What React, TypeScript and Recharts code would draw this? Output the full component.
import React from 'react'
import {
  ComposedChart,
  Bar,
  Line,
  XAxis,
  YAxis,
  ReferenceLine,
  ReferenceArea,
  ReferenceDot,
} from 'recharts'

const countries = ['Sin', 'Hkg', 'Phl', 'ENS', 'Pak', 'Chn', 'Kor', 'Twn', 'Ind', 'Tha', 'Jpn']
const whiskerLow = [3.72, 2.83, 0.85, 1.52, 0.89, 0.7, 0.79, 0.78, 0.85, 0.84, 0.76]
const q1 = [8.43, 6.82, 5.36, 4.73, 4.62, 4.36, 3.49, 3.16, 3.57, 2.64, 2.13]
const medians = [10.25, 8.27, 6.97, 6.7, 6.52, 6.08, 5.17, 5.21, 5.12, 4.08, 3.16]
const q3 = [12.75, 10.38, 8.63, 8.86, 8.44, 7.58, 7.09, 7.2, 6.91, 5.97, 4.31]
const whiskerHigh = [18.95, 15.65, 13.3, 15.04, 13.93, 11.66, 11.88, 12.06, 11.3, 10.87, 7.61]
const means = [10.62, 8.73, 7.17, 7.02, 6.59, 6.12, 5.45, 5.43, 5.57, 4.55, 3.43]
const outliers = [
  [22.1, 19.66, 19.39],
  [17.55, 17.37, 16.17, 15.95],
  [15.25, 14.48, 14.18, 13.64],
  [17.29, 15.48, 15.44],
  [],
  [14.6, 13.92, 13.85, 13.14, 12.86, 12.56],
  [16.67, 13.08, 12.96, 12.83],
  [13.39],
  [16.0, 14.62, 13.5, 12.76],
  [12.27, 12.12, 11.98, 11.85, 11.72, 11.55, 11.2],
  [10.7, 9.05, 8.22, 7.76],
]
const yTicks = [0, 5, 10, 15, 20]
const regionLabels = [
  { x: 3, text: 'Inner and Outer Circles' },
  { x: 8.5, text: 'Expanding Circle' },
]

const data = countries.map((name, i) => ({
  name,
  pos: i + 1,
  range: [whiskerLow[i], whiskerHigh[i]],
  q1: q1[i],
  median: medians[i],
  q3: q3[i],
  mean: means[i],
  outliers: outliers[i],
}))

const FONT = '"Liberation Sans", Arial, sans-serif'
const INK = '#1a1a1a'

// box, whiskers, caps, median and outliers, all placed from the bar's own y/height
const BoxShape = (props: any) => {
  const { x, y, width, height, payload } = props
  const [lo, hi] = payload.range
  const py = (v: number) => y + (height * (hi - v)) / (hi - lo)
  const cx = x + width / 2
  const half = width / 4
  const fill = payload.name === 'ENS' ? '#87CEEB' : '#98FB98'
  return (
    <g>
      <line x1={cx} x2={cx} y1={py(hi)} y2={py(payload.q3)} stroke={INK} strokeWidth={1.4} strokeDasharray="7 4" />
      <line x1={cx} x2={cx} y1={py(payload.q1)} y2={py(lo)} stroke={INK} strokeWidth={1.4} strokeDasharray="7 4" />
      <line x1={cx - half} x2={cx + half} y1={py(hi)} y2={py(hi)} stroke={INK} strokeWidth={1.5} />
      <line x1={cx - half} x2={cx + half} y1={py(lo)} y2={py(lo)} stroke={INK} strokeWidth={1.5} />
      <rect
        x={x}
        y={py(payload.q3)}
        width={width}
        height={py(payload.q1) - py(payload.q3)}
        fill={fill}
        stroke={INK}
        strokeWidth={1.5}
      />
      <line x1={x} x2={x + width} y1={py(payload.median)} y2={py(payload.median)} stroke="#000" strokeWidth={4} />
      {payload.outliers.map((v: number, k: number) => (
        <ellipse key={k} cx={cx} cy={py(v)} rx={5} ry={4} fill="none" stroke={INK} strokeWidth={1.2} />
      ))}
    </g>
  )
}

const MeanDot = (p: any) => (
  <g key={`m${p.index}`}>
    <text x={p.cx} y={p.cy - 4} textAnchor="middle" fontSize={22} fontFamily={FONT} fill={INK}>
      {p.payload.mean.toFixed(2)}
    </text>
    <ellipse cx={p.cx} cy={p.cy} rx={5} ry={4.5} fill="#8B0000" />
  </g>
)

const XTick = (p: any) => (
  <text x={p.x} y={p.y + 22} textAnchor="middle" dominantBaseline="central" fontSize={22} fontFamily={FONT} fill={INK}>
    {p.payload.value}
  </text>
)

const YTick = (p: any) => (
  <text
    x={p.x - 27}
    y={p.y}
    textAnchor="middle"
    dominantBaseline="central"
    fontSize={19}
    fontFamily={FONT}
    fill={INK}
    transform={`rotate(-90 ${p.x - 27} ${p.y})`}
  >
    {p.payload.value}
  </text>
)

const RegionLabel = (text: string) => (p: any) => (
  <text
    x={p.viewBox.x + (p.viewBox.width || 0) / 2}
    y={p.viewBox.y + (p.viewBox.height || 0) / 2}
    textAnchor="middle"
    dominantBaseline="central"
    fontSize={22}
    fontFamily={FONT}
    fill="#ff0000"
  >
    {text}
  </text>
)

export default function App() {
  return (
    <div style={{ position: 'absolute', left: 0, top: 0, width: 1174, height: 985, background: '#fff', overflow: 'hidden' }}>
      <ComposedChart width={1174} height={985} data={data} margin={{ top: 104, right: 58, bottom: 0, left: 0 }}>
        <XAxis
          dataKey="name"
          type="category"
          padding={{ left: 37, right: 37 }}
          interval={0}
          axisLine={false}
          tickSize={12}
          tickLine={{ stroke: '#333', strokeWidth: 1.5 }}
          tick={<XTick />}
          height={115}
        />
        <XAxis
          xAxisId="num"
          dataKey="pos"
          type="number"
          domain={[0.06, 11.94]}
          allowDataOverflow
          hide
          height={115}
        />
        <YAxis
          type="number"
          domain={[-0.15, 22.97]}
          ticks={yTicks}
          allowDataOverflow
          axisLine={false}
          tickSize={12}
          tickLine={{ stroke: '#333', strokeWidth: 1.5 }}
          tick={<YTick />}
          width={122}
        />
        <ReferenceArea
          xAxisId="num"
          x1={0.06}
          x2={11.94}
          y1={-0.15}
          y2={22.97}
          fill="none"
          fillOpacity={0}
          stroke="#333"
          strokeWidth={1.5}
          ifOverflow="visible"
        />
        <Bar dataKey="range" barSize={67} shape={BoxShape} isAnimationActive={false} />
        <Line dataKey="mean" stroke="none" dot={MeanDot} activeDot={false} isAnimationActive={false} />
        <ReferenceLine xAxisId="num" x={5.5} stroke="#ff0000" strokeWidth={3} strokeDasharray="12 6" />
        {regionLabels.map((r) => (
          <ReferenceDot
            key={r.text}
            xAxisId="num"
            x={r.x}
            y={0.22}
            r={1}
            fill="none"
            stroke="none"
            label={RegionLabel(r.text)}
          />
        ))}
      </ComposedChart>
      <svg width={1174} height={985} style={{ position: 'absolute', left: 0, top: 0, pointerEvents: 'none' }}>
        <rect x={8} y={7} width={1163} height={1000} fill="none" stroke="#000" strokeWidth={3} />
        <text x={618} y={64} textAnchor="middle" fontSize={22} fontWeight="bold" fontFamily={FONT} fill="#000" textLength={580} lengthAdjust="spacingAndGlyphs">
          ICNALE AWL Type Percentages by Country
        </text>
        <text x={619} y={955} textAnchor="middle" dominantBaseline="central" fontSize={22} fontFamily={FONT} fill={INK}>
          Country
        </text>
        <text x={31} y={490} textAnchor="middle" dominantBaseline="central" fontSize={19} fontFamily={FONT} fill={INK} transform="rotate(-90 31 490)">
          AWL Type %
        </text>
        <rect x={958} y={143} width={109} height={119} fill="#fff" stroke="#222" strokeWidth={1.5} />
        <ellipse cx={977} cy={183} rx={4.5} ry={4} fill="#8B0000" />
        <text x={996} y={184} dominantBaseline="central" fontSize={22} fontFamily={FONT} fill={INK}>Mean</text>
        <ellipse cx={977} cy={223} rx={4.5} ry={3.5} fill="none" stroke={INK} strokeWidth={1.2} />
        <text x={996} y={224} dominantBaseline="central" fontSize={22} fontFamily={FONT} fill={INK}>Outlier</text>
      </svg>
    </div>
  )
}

What to produce:
Can you write out the lines above, from the first one through the one containing "const INK = '#1a1a1a'", exactly as they appear and nothing more?

Exercise response:
What React, TypeScript and Recharts code would draw this? Output the full component.
import React from 'react'
import {
  ComposedChart,
  Bar,
  Line,
  XAxis,
  YAxis,
  ReferenceLine,
  ReferenceArea,
  ReferenceDot,
} from 'recharts'

const countries = ['Sin', 'Hkg', 'Phl', 'ENS', 'Pak', 'Chn', 'Kor', 'Twn', 'Ind', 'Tha', 'Jpn']
const whiskerLow = [3.72, 2.83, 0.85, 1.52, 0.89, 0.7, 0.79, 0.78, 0.85, 0.84, 0.76]
const q1 = [8.43, 6.82, 5.36, 4.73, 4.62, 4.36, 3.49, 3.16, 3.57, 2.64, 2.13]
const medians = [10.25, 8.27, 6.97, 6.7, 6.52, 6.08, 5.17, 5.21, 5.12, 4.08, 3.16]
const q3 = [12.75, 10.38, 8.63, 8.86, 8.44, 7.58, 7.09, 7.2, 6.91, 5.97, 4.31]
const whiskerHigh = [18.95, 15.65, 13.3, 15.04, 13.93, 11.66, 11.88, 12.06, 11.3, 10.87, 7.61]
const means = [10.62, 8.73, 7.17, 7.02, 6.59, 6.12, 5.45, 5.43, 5.57, 4.55, 3.43]
const outliers = [
  [22.1, 19.66, 19.39],
  [17.55, 17.37, 16.17, 15.95],
  [15.25, 14.48, 14.18, 13.64],
  [17.29, 15.48, 15.44],
  [],
  [14.6, 13.92, 13.85, 13.14, 12.86, 12.56],
  [16.67, 13.08, 12.96, 12.83],
  [13.39],
  [16.0, 14.62, 13.5, 12.76],
  [12.27, 12.12, 11.98, 11.85, 11.72, 11.55, 11.2],
  [10.7, 9.05, 8.22, 7.76],
]
const yTicks = [0, 5, 10, 15, 20]
const regionLabels = [
  { x: 3, text: 'Inner and Outer Circles' },
  { x: 8.5, text: 'Expanding Circle' },
]

const data = countries.map((name, i) => ({
  name,
  pos: i + 1,
  range: [whiskerLow[i], whiskerHigh[i]],
  q1: q1[i],
  median: medians[i],
  q3: q3[i],
  mean: means[i],
  outliers: outliers[i],
}))

const FONT = '"Liberation Sans", Arial, sans-serif'
const INK = '#1a1a1a'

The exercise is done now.